On my travels through the South Seas, I got many Fijian passport stamps: Fiji is a hub for flights to smaller island nations in Melanesia and Polynesia. Fiji has two international airports, whose codes are visible as part of the number below the date on the stamps: Nadi (NAN) and Nausori (NSI). There are even domestic flights from Nadi to Nausori.
Kiribati has two international airports: Bonriki on Tarawa Atoll in the Gilbert Islands, and Cassidy on Kiritimati Island in the Line Islands. The distance between these airports is 3.288 km, and there are no direct flights linking them. Instead a rather long detour via Fiji is required.
The Republic of the Marshall Islands is a cool country for passport stamp collectors: One of its atolls, Kwajalein, serves as an U.S. army base. On its airport, Bucholz Army Airfield, both the Marshall Islands and the U.S. army do immigration checks – and you get a passport stamp of both! Due to the military character of this atoll, travelling there is not easy, but possible – read more here.
Getting a visa for Nauru is a challenge. According to official information, an x-ray of the chest and a police certificate record are required. Much more difficult was, as it turned out, getting a hotel confirmation and doing a payment to an obscure little Australian bank. Read here all the details. But it was absolutely worth it: Nauru is clearly the most unconventional und surprising destination in Oceania.
Northern Marianas (CNMI)
Sadly, the Northern Marianas lost control over immigration to the United States in 2009. Sadly for me, because when entering the Northern Marianas from the US territory of Guam, I got no passport stamp. Sadly for the Marianas, because they cannot decide anymore on whom to issue a visa. Here is the stamp I got on my boarding pass when leaving the Commonwealth again.
Back in 2017, Palau had the most beautiful passport stamps all over Oceania (with the exception of the Cook Islands, possibly), featuring the shape of a sea shell and a Bai, the traditional assembly hall of village councils. Only four Bai have been preserved. Shortly after my visit, a new passport stamp was introduced: It’s called «Palau Pledge» and covers an entire passport page. It includes a poem, by which the visitor pledges to protect Palau’s environment. It’s probably the first passport stamp ever that has its own website.
Nothing particular to tell about the rather modern passport stamps. The Samoan entry form, however, demanded to name all countries visited during the last 30 days – on a space of 6 cm. After a month of island hopping in the Pacific, that was a bit of a challenge.
Apparently, it is possible to enter the Salomon Islands semi-legally from Bougainville in Papua New Guinea. The trip on little boats sounded very tempting to me, but a bit risky too. So I took the boring approach, which is a plane from Brisbane to Honiara, the capital. My first visit to Melanesia was still quite a cultural shock and quite different from what I had expected in Oceania.

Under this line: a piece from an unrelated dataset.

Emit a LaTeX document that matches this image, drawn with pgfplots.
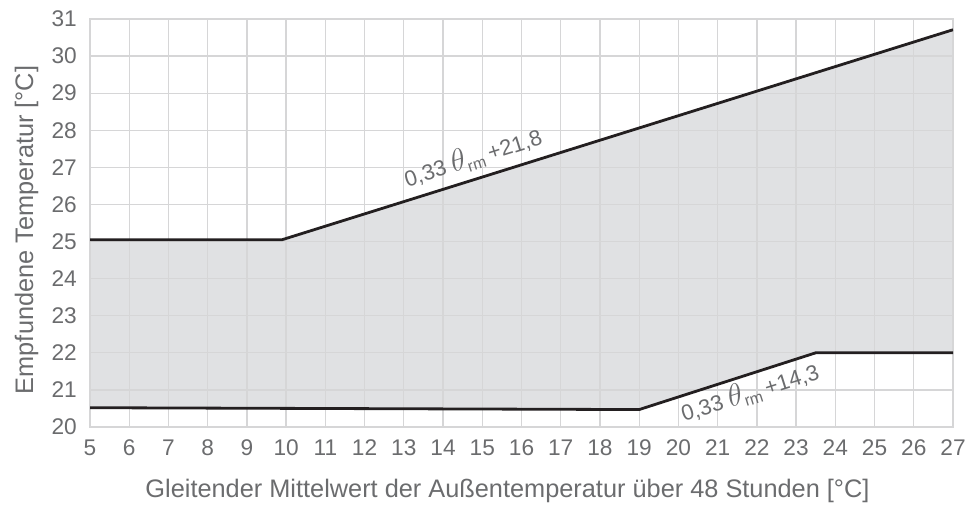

Tuvalu has just a little airport with few flights per week. Hence, there is just one person in charge of immigration checks, handling entry and departure at the same time: Those passengers passing on her right get an entry stamp, those on her left a departure stamp. The entry stamp features no data and has to be filled in by hand by the immigration officer. The departure stamp looks more modern.
Vanuatu is rather strict on limiting your entry visa to the time you effectively spend there: I had to show the officer my onward ticket, and got an entry stamp that allowed me to stay only until my day of departure.